THE REQUEST | In the records that follow, show each line where the word "chart" is present.

AVAILABLE DATA |
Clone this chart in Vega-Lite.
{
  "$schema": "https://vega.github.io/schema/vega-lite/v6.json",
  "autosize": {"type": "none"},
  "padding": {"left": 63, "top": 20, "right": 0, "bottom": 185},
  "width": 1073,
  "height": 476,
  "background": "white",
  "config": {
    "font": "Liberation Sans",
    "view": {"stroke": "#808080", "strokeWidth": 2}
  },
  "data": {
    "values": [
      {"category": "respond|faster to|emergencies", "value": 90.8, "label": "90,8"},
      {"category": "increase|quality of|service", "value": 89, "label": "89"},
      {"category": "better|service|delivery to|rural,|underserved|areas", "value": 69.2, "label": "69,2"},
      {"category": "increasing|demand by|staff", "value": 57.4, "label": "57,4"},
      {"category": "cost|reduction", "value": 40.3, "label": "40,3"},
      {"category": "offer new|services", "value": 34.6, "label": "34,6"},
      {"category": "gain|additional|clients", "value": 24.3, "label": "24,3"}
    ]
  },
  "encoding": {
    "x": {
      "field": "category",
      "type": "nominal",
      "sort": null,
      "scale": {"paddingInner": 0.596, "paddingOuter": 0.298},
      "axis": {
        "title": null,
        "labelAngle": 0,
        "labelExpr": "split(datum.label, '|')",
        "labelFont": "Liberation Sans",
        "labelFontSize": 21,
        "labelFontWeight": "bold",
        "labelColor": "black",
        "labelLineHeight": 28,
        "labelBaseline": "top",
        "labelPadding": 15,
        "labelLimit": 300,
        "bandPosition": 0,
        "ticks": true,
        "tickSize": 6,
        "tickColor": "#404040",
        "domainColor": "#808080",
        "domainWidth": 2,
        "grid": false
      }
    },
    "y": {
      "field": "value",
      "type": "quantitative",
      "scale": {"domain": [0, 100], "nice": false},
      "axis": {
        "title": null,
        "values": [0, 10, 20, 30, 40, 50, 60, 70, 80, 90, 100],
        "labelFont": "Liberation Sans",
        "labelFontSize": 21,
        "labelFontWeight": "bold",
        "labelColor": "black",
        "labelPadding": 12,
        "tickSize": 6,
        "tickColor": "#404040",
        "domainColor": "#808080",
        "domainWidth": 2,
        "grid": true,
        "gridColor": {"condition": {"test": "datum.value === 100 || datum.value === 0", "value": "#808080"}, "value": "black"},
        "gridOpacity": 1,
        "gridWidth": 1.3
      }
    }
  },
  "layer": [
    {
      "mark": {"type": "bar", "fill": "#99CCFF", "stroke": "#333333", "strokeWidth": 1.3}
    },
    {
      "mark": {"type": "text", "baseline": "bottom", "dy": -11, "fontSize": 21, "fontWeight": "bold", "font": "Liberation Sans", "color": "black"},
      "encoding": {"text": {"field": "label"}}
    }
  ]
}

* * *

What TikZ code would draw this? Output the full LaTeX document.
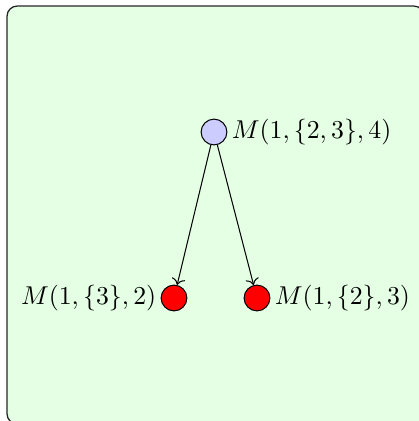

--

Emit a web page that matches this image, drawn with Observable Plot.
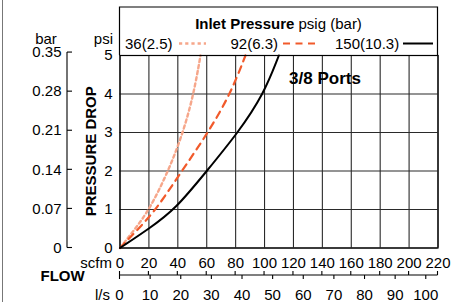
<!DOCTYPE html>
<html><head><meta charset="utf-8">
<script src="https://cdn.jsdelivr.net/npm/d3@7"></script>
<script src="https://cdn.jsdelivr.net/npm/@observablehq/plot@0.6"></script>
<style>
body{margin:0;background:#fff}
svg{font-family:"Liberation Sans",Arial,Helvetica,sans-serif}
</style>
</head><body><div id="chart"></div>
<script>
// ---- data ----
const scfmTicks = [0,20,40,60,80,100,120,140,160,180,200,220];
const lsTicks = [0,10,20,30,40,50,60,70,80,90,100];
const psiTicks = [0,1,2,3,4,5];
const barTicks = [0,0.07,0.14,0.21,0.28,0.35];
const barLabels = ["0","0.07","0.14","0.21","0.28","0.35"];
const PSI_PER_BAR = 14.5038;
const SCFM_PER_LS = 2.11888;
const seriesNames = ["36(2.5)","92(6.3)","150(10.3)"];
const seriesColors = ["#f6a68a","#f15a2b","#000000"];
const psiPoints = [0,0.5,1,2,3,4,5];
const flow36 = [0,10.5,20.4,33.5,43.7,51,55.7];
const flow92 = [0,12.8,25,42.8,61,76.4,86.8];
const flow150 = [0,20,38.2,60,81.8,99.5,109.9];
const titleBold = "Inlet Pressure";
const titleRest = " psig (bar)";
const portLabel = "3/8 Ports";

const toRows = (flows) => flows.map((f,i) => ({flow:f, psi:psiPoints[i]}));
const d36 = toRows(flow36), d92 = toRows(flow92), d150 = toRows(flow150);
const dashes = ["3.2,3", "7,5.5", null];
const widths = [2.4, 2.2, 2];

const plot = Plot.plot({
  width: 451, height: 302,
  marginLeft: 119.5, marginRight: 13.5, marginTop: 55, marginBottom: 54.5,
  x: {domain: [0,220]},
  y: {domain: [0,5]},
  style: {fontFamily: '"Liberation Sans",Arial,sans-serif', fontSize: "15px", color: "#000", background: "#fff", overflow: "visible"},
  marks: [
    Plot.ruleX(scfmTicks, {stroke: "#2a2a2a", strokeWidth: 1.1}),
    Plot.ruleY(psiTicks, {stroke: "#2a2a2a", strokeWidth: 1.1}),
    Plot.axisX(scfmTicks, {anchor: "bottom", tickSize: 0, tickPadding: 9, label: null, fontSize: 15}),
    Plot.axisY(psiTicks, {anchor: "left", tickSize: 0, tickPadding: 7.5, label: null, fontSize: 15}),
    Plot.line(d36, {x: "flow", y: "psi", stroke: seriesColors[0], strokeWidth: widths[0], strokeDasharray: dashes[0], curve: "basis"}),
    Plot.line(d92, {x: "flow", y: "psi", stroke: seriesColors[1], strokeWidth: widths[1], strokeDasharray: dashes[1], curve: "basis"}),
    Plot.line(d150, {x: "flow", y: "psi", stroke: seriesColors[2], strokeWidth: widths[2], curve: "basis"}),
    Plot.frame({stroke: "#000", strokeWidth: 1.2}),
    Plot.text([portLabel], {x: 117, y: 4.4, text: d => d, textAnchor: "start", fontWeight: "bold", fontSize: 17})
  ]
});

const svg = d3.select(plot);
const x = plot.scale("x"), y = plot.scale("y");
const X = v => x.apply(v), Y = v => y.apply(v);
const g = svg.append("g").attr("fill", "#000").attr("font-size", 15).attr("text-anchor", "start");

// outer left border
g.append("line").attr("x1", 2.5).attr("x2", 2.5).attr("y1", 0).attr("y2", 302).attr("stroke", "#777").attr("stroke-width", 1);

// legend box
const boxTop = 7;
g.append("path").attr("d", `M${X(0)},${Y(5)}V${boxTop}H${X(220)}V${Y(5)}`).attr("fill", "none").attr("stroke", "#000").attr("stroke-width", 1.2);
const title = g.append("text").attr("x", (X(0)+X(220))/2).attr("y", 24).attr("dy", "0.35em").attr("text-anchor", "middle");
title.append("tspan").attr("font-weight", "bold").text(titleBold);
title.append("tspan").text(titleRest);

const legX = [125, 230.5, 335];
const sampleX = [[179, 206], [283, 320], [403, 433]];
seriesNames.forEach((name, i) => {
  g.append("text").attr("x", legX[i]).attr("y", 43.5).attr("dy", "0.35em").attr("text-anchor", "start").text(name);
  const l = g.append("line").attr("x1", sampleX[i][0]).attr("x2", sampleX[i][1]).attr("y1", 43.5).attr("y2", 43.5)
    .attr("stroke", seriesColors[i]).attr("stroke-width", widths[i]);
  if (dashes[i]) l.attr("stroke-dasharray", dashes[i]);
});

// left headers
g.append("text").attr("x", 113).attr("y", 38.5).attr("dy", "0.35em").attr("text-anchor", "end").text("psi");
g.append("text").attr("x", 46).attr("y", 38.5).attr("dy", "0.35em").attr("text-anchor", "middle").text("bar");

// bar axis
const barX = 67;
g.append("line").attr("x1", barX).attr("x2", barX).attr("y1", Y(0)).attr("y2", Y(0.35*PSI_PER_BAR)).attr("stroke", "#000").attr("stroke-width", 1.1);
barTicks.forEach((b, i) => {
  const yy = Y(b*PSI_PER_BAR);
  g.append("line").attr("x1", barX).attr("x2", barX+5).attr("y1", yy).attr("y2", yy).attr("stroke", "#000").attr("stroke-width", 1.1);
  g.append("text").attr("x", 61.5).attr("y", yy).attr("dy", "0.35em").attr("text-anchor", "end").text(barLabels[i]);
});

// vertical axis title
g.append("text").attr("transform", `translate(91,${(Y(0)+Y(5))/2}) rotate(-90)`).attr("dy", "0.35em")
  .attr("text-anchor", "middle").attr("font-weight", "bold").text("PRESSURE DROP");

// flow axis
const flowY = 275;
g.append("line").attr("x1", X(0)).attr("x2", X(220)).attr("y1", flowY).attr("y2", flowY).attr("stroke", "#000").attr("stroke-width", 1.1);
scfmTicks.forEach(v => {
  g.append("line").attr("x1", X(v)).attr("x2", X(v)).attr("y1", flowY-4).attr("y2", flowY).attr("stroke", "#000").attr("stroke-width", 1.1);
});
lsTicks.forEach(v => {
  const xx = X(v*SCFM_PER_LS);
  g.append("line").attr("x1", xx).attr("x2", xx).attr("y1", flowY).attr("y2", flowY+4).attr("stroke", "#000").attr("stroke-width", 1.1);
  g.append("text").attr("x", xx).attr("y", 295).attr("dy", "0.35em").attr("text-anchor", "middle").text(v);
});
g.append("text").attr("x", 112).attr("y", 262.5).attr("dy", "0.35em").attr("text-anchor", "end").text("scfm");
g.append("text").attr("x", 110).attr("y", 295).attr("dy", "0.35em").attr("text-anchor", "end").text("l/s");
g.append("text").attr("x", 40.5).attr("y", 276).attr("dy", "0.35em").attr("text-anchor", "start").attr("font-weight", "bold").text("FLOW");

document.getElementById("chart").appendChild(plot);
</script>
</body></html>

OUTPUT |
Clone this chart in Vega-Lite.
</head><body><div id="chart"></div>
document.getElementById("chart").appendChild(plot);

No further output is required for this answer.